Mal d’aria

DI DANTE IAGROSSI

 

Ormai non passa un inverno in cui non si senta parlare di polveri sottili che hanno superato i minimi, di città assediate dallo smog e di persone che risentono di danni gravi, provocati dall’inquinamento atmosferico.

Composizione normale dell’aria
L’aria, il miscuglio di gas che circonda la Terra, è costituita soprattutto da Ossigeno (21%), fondamentale per la respirazione, Azoto (78%), costituente di varie molecole biologiche, che attutisce la sua azione sui viventi.

Il restante 1% è fatto soprattutto di Argo, inerte, in misura minore di Anidride Carbonica e Vapore Acqueo. Ci sono poi polveri molto fini dallo spazio e dal suolo.

Sostanze inquinanti pericolose
Purtroppo per le industrie, traffico, riscaldamento e incendi, entrano nell’aria anche varie sostanze pericolose:
Ossidi di Azoto, da combustioni ad alte temperature, che aumentano l’acidità del terreno, compromettendone la fertilità e irritando le vie respiratorie.
Anidride Solforosa, molto velenosa che, con l’umidità, determina le piogge acide.

Ozono, che in alto costituisce uno schermo protettivo dalle radiazioni UV, ma prodotto da attività umane danneggia le persone e le piante.
Ammoniaca, che serve nella produzione di fertilizzanti e che si trova in letami animali. Oltre a rendere acido il terreno, causa la proliferazione di alghe in corsi d’acqua (eutrofizzazione).

Particolato atmosferico, distinto in PM10 e PM2,5, per le dimensioni in micron (millesimo di millimetro) delle particelle generate soprattutto da traffico e industrie.

Metalli pesanti, (Piombo, Cadmio, Manganese e Nichel), che si aggiungono alle particelle in aria.

I due tipi di SMOG
Il termine “smog” viene dall’ unione di “smoke”, fumo e “fog”, nebbia. Ci sono due tipologie di smog, invernale ed estivo. Il primo si forma per ristagno di particelle, anidride solforosa e altri gas da comustioni, in particolari condizioni meteo (bassa velocità di vento e temperature prossime allo 0, verso l’alba.

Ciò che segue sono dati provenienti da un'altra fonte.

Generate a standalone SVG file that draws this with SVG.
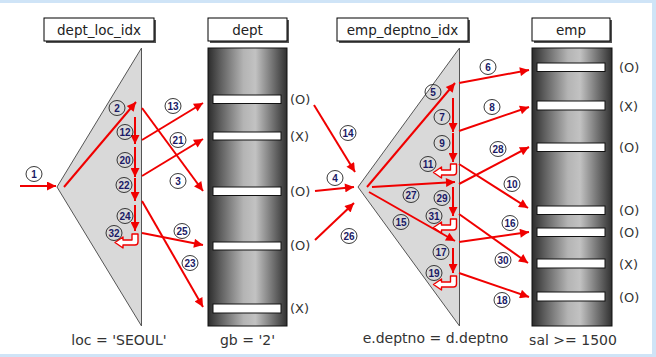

Il secondo, fotochimico, si sviluppa per l’azione di ossidi e composti organici volatili, che in ore molto calde, producono Ozono, irritante per occhi e respirazione. Ne risentono in modo particolare i bambini.

Ultimi dati ufficiali
Per legge, il limite massimo per le PM10 è di 50 microgrammi (milionesima parte del grammo) al metro cubo, da non superare 35 volte all’anno, con media annua di 40. Invece per le PM2,5 è fissata una media annuale di 25. Su 95 città, ben 29 hanno avuto valori di PM10 superiori a quelli consentiti.

In particolare, le sei città più inquinate sono risultate: Torino, Milano, Asti, Modena, Padova e Venezia.
Conseguenze generali
La pericolosità delle “polveri sottili” risiede proprio nel fatto che esse possono finire nelle vie respiratorie, causando disturbi spiacevoli e gravi malattie, come: asma, bronchiti, polmoniti, diminuita capacità respiratoria, cancro e persino la morte. Inoltre esse aggravano le patologie cardiovascolari.

Anche l’Ozono “basso” può portare ad infiammazioni polmonari, e si forma con le alte temperature estive.
Le piogge acide danneggiano sia le foreste sia i monumenti urbani.
Anche se con quache diminuzione, il numero dei morti per inquinamento atmosferico in Europa è ancora considerevole: circa 238.000 nel 2020. L’Italia si trova al primo posto, con più 52.000 decessi prematuri da PM2,5.

Rimedi possibili
Chiusura al traffico dei centri storici.
Circolazione delle auto a targhe alterne.
Usare il più possibile mezzi pubblici e biciclette, per piccoli spostamenti, (oppure il “car sharing”, auto condivise da più persone, per viaggi più lunghi).
Evitare di stare troppo all’aria aperta nei giorni molto caldi (e non fare attività sportiva nei parchi).

Tenere i termosifoni accesi per tempi inferiori.
Usare le mascherine nel traffico più intenso.
Invece di auto che bruciano petrolio e derivati, producendo composti inquinanti, si dovrebbero utilizzare altri carburanti, come il metano e il GPL, biocarburanti , molto meno pericolosi.

Le macchine del futuro dovrebbero essere comunque tutte con motori elettrici (o a Idrogeno). L’Unione Europea ha fissato un anno limite (2035) per tale passaggio obbligato, ma l’Italia per adesso non condivide questa direttiva.